* **Data excerpt**
****

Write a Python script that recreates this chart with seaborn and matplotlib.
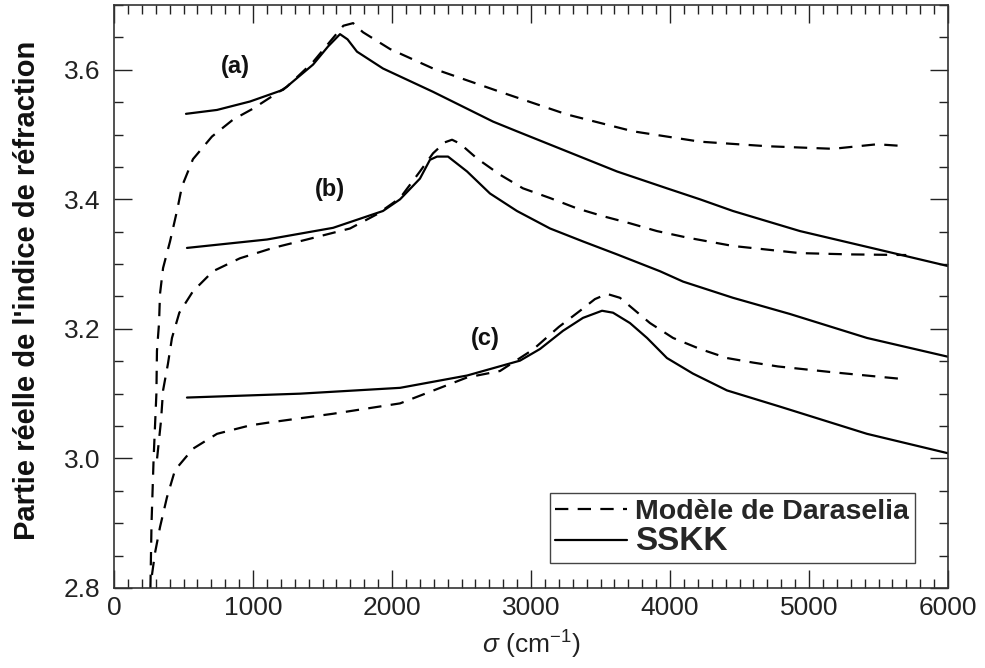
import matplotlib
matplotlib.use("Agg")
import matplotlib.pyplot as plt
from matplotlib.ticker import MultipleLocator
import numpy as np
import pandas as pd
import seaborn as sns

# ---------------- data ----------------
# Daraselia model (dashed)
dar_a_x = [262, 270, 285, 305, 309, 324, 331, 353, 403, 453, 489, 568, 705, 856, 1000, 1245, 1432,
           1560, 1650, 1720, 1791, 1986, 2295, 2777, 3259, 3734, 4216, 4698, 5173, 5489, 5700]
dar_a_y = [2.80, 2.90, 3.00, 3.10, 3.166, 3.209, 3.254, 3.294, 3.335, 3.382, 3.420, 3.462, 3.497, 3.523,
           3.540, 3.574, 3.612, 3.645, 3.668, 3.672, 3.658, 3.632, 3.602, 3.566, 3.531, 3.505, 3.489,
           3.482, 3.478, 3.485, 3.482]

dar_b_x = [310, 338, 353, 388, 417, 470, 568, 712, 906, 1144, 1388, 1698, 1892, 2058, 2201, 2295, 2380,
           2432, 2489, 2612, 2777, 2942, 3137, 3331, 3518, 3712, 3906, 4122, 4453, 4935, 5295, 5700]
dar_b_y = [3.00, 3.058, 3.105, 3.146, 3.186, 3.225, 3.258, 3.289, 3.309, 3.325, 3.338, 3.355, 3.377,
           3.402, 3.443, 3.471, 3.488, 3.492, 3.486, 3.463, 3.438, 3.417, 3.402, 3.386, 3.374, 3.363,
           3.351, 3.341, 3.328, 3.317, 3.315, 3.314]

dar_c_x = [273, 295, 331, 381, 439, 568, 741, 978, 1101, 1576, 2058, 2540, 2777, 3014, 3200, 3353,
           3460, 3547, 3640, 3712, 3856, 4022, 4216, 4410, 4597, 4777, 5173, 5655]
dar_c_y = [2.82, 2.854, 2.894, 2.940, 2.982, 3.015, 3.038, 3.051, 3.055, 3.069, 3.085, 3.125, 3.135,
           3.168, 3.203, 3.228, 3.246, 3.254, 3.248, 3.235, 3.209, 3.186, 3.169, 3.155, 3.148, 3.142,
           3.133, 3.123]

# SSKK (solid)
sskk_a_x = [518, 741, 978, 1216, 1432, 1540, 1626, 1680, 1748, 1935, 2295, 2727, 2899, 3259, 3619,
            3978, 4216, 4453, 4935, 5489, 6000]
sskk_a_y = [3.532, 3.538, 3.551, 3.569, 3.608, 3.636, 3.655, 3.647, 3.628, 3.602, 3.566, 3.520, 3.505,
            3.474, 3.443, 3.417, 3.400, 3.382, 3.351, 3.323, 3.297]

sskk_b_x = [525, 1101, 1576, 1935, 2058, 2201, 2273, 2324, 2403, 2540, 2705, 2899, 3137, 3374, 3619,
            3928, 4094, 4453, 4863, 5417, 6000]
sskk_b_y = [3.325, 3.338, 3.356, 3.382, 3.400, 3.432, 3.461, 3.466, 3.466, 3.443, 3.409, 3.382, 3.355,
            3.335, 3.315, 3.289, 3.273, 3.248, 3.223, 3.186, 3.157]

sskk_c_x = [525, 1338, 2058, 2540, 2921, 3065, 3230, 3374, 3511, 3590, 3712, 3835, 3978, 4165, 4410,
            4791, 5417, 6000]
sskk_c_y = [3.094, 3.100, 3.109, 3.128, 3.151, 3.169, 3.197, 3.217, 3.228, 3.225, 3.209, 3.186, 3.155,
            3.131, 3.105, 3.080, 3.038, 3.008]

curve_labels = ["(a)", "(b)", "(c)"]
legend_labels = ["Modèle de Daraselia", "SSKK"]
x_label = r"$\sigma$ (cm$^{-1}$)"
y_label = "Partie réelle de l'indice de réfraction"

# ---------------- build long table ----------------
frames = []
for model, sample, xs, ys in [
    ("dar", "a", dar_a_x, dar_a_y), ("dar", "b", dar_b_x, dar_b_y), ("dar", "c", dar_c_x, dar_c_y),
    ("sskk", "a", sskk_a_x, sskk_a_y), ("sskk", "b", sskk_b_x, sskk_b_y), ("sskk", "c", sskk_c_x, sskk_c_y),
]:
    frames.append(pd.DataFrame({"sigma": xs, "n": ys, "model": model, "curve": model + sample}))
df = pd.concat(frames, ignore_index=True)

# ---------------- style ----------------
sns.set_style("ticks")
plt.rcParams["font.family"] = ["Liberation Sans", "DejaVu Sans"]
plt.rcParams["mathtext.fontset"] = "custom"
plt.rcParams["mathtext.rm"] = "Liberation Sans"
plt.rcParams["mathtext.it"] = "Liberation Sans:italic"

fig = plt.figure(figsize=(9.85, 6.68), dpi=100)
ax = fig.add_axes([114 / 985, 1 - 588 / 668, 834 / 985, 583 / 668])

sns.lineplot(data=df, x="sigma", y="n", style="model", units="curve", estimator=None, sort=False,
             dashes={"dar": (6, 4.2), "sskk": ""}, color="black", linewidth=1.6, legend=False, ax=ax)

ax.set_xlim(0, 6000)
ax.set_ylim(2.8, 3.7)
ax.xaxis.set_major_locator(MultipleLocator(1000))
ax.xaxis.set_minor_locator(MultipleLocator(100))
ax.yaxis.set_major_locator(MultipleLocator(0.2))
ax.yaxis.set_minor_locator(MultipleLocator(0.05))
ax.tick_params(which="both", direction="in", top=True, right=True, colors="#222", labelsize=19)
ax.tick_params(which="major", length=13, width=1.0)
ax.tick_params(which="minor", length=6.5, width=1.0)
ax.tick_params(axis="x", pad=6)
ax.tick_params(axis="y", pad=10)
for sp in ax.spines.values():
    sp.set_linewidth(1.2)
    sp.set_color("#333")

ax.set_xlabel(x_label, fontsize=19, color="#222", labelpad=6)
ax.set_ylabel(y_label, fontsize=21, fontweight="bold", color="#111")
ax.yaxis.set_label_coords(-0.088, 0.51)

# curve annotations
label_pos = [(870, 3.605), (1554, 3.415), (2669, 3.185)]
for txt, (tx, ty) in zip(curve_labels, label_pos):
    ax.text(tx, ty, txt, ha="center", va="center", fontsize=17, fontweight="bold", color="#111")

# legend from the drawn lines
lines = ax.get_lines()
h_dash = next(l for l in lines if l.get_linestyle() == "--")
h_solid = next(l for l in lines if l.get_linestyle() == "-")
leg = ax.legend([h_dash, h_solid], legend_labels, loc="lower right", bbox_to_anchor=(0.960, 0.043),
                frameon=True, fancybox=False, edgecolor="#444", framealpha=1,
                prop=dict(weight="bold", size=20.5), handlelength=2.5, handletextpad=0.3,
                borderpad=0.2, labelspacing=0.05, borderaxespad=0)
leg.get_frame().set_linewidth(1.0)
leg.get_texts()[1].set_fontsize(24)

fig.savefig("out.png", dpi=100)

****

Copy the whole of the material above exactly, but not its images.

Write a Python script that recreates this chart with seaborn and matplotlib.
import matplotlib
matplotlib.use("Agg")
import matplotlib.pyplot as plt
from matplotlib.ticker import MultipleLocator
import numpy as np
import pandas as pd
import seaborn as sns

# ---------------- data ----------------
# Daraselia model (dashed)
dar_a_x = [262, 270, 285, 305, 309, 324, 331, 353, 403, 453, 489, 568, 705, 856, 1000, 1245, 1432,
           1560, 1650, 1720, 1791, 1986, 2295, 2777, 3259, 3734, 4216, 4698, 5173, 5489, 5700]
dar_a_y = [2.80, 2.90, 3.00, 3.10, 3.166, 3.209, 3.254, 3.294, 3.335, 3.382, 3.420, 3.462, 3.497, 3.523,
           3.540, 3.574, 3.612, 3.645, 3.668, 3.672, 3.658, 3.632, 3.602, 3.566, 3.531, 3.505, 3.489,
           3.482, 3.478, 3.485, 3.482]

dar_b_x = [310, 338, 353, 388, 417, 470, 568, 712, 906, 1144, 1388, 1698, 1892, 2058, 2201, 2295, 2380,
           2432, 2489, 2612, 2777, 2942, 3137, 3331, 3518, 3712, 3906, 4122, 4453, 4935, 5295, 5700]
dar_b_y = [3.00, 3.058, 3.105, 3.146, 3.186, 3.225, 3.258, 3.289, 3.309, 3.325, 3.338, 3.355, 3.377,
           3.402, 3.443, 3.471, 3.488, 3.492, 3.486, 3.463, 3.438, 3.417, 3.402, 3.386, 3.374, 3.363,
           3.351, 3.341, 3.328, 3.317, 3.315, 3.314]

dar_c_x = [273, 295, 331, 381, 439, 568, 741, 978, 1101, 1576, 2058, 2540, 2777, 3014, 3200, 3353,
           3460, 3547, 3640, 3712, 3856, 4022, 4216, 4410, 4597, 4777, 5173, 5655]
dar_c_y = [2.82, 2.854, 2.894, 2.940, 2.982, 3.015, 3.038, 3.051, 3.055, 3.069, 3.085, 3.125, 3.135,
           3.168, 3.203, 3.228, 3.246, 3.254, 3.248, 3.235, 3.209, 3.186, 3.169, 3.155, 3.148, 3.142,
           3.133, 3.123]

# SSKK (solid)
sskk_a_x = [518, 741, 978, 1216, 1432, 1540, 1626, 1680, 1748, 1935, 2295, 2727, 2899, 3259, 3619,
            3978, 4216, 4453, 4935, 5489, 6000]
sskk_a_y = [3.532, 3.538, 3.551, 3.569, 3.608, 3.636, 3.655, 3.647, 3.628, 3.602, 3.566, 3.520, 3.505,
            3.474, 3.443, 3.417, 3.400, 3.382, 3.351, 3.323, 3.297]

sskk_b_x = [525, 1101, 1576, 1935, 2058, 2201, 2273, 2324, 2403, 2540, 2705, 2899, 3137, 3374, 3619,
            3928, 4094, 4453, 4863, 5417, 6000]
sskk_b_y = [3.325, 3.338, 3.356, 3.382, 3.400, 3.432, 3.461, 3.466, 3.466, 3.443, 3.409, 3.382, 3.355,
            3.335, 3.315, 3.289, 3.273, 3.248, 3.223, 3.186, 3.157]

sskk_c_x = [525, 1338, 2058, 2540, 2921, 3065, 3230, 3374, 3511, 3590, 3712, 3835, 3978, 4165, 4410,
            4791, 5417, 6000]
sskk_c_y = [3.094, 3.100, 3.109, 3.128, 3.151, 3.169, 3.197, 3.217, 3.228, 3.225, 3.209, 3.186, 3.155,
            3.131, 3.105, 3.080, 3.038, 3.008]

curve_labels = ["(a)", "(b)", "(c)"]
legend_labels = ["Modèle de Daraselia", "SSKK"]
x_label = r"$\sigma$ (cm$^{-1}$)"
y_label = "Partie réelle de l'indice de réfraction"

# ---------------- build long table ----------------
frames = []
for model, sample, xs, ys in [
    ("dar", "a", dar_a_x, dar_a_y), ("dar", "b", dar_b_x, dar_b_y), ("dar", "c", dar_c_x, dar_c_y),
    ("sskk", "a", sskk_a_x, sskk_a_y), ("sskk", "b", sskk_b_x, sskk_b_y), ("sskk", "c", sskk_c_x, sskk_c_y),
]:
    frames.append(pd.DataFrame({"sigma": xs, "n": ys, "model": model, "curve": model + sample}))
df = pd.concat(frames, ignore_index=True)

# ---------------- style ----------------
sns.set_style("ticks")
plt.rcParams["font.family"] = ["Liberation Sans", "DejaVu Sans"]
plt.rcParams["mathtext.fontset"] = "custom"
plt.rcParams["mathtext.rm"] = "Liberation Sans"
plt.rcParams["mathtext.it"] = "Liberation Sans:italic"

fig = plt.figure(figsize=(9.85, 6.68), dpi=100)
ax = fig.add_axes([114 / 985, 1 - 588 / 668, 834 / 985, 583 / 668])

sns.lineplot(data=df, x="sigma", y="n", style="model", units="curve", estimator=None, sort=False,
             dashes={"dar": (6, 4.2), "sskk": ""}, color="black", linewidth=1.6, legend=False, ax=ax)

ax.set_xlim(0, 6000)
ax.set_ylim(2.8, 3.7)
ax.xaxis.set_major_locator(MultipleLocator(1000))
ax.xaxis.set_minor_locator(MultipleLocator(100))
ax.yaxis.set_major_locator(MultipleLocator(0.2))
ax.yaxis.set_minor_locator(MultipleLocator(0.05))
ax.tick_params(which="both", direction="in", top=True, right=True, colors="#222", labelsize=19)
ax.tick_params(which="major", length=13, width=1.0)
ax.tick_params(which="minor", length=6.5, width=1.0)
ax.tick_params(axis="x", pad=6)
ax.tick_params(axis="y", pad=10)
for sp in ax.spines.values():
    sp.set_linewidth(1.2)
    sp.set_color("#333")

ax.set_xlabel(x_label, fontsize=19, color="#222", labelpad=6)
ax.set_ylabel(y_label, fontsize=21, fontweight="bold", color="#111")
ax.yaxis.set_label_coords(-0.088, 0.51)

# curve annotations
label_pos = [(870, 3.605), (1554, 3.415), (2669, 3.185)]
for txt, (tx, ty) in zip(curve_labels, label_pos):
    ax.text(tx, ty, txt, ha="center", va="center", fontsize=17, fontweight="bold", color="#111")

# legend from the drawn lines
lines = ax.get_lines()
h_dash = next(l for l in lines if l.get_linestyle() == "--")
h_solid = next(l for l in lines if l.get_linestyle() == "-")
leg = ax.legend([h_dash, h_solid], legend_labels, loc="lower right", bbox_to_anchor=(0.960, 0.043),
                frameon=True, fancybox=False, edgecolor="#444", framealpha=1,
                prop=dict(weight="bold", size=20.5), handlelength=2.5, handletextpad=0.3,
                borderpad=0.2, labelspacing=0.05, borderaxespad=0)
leg.get_frame().set_linewidth(1.0)
leg.get_texts()[1].set_fontsize(24)

fig.savefig("out.png", dpi=100)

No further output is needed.